歌集一冊に収録されている短歌、多すぎ。と長年ずっと思ってきた。死ぬまでに読み終えることができるか心配になるレベル。本書収録作は一二三首、これくらいがいい。
枡野浩一「2022年の収穫」ねむらない樹vol.10)

 昨年左右社から刊行された『毎日のように手紙は来るけれどあなた以外の人からである 枡野浩一全短歌集』は全三五五首を収録しているが、この刊行によって作家論として広く枡野浩一作品が論じられ、改めて歌壇内外で言及される契機となった。これは書籍の形で作品が可視化されたことによる成果として重要なポイントだろう。これまで幅広く活動してきた枡野のクリエーションが、「全短歌集」と銘打たれることでようやく(ある程度)全貌が見渡せるようになったのだと言える。

 一首の短歌は一瞬で読まれ、受容される。もちろんそれはそのまま忘れられても構わない。誰かの記憶に少しでも残るようなことがあれば、せめて幸甚であると言えよう。だとしてもその先、一瞬で読めない一冊の歌集は、どのように編まれ、どのように読まれたらいいのだろうか。

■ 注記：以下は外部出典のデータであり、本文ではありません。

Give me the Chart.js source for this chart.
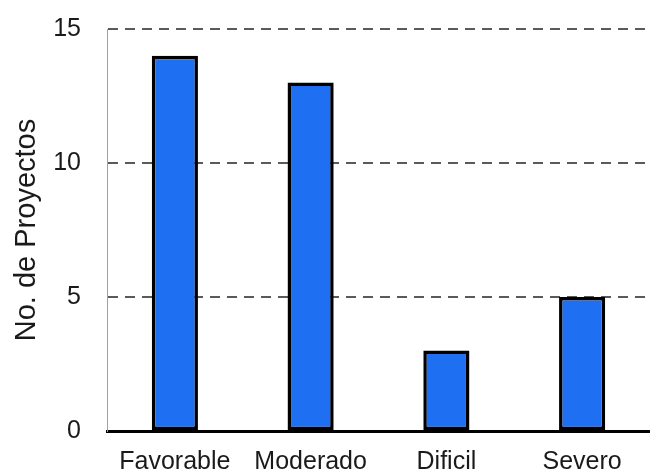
<!DOCTYPE html>
<html>
<head>
<meta charset="utf-8">
<script src="https://cdn.jsdelivr.net/npm/chart.js@4"></script>
<style>
  html, body { margin: 0; padding: 0; background: #fff; }
  #wrap { width: 650px; height: 474px; }
</style>
</head>
<body>
<div id="wrap"><canvas id="c" width="650" height="474"></canvas></div>
<script>
// Number of projects per difficulty class
const categories = ['Favorable', 'Moderado', 'Dificil', 'Severo'];
const projectCounts = [14, 13, 3, 5];
const yTicks = [0, 5, 10, 15];

const FONT = "'Liberation Sans', Arial, sans-serif";

new Chart(document.getElementById('c'), {
  type: 'bar',
  data: {
    labels: categories,
    datasets: [{
      data: projectCounts,
      backgroundColor: '#1f6ff2',
      borderColor: '#000',
      borderWidth: 3.5,
      borderSkipped: false,
      barPercentage: 0.34,
      categoryPercentage: 1.0
    }]
  },
  options: {
    responsive: false,
    animation: false,
    layout: { autoPadding: false, padding: { left: 4, top: 29, right: 0, bottom: 0 } },
    plugins: { legend: { display: false }, tooltip: { enabled: false } },
    scales: {
      x: {
        grid: { display: true, drawOnChartArea: false, drawTicks: false },
        border: { color: '#000', width: 3 },
        ticks: { color: '#1a1a1a', font: { family: FONT, size: 25 }, padding: 16, maxRotation: 0 },
        afterFit: (s) => {
          s.height = 43;
          s.paddingLeft = 0;
          s.paddingRight = 0;
        }
      },
      y: {
        min: 0,
        max: 15,
        afterBuildTicks: (s) => { s.ticks = yTicks.map(v => ({ value: v })); },
        grid: {
          drawTicks: false,
          color: (ctx) => ctx.tick && ctx.tick.value === 0 ? 'rgba(0,0,0,0)' : '#5a5a5a',
          lineWidth: 2
        },
        border: { color: '#a0a0a0', width: 1, dash: [10, 7] },
        ticks: { color: '#1a1a1a', font: { family: FONT, size: 25 }, padding: 26 },
        title: {
          display: true,
          text: 'No. de Proyectos',
          color: '#1a1a1a',
          font: { family: FONT, size: 29 },
          padding: { top: 6, bottom: 0 }
        },
        afterFit: (s) => {
          // fixed axis column; tick padding should only space labels horizontally
          s.width = 103;
          s.paddingTop = 0;
          s.paddingBottom = 0;
        }
      }
    }
  }
});
</script>
</body>
</html>
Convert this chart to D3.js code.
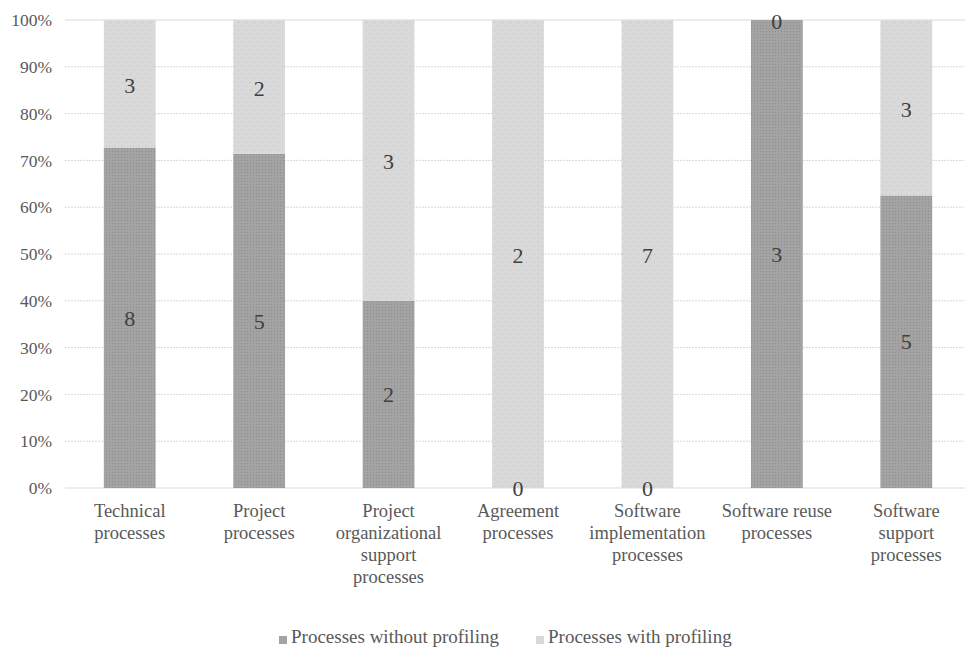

 書肆侃侃房の新鋭歌人シリーズ以降、若手の歌集の収録歌数は減少傾向にある。これは本当に、どちらがいい、という話ではないけれど、今後ますます一冊の歌集は薄く・軽くなっていくのではないか。 それは、一面では読書体験自体のファスト化の潮流とも言えるし、歌集単位での短歌のあり方について、方法論が整備されていないからとも言えるだろう。
 さらに作り手の側に寄せて言えば、数百首規模の歌集を数年に一度、それこそ編年のように出し続けることのできる作者は、今後どれだけいるだろうか。それは作者の、あるいは出版社の経済的な要請や、もっと物理的に紙の値上がりなどの影響もあるかもしれない。ある歌人の成果物としての歌集のあり方と、出版物としての歌集のあり方は、そもそもすれ違っているものではなかったか。

 日々の生活の中で、読者としての可処分時間は年々少なくなっていくが、しかし、創作者としてクリエーションを続けるには、それぞれの人生はそれなりに長い。ひとりの歌人の生涯が込められた極厚の全歌集と向き合おうとする度に、わたしはいつも呆然としてしまう。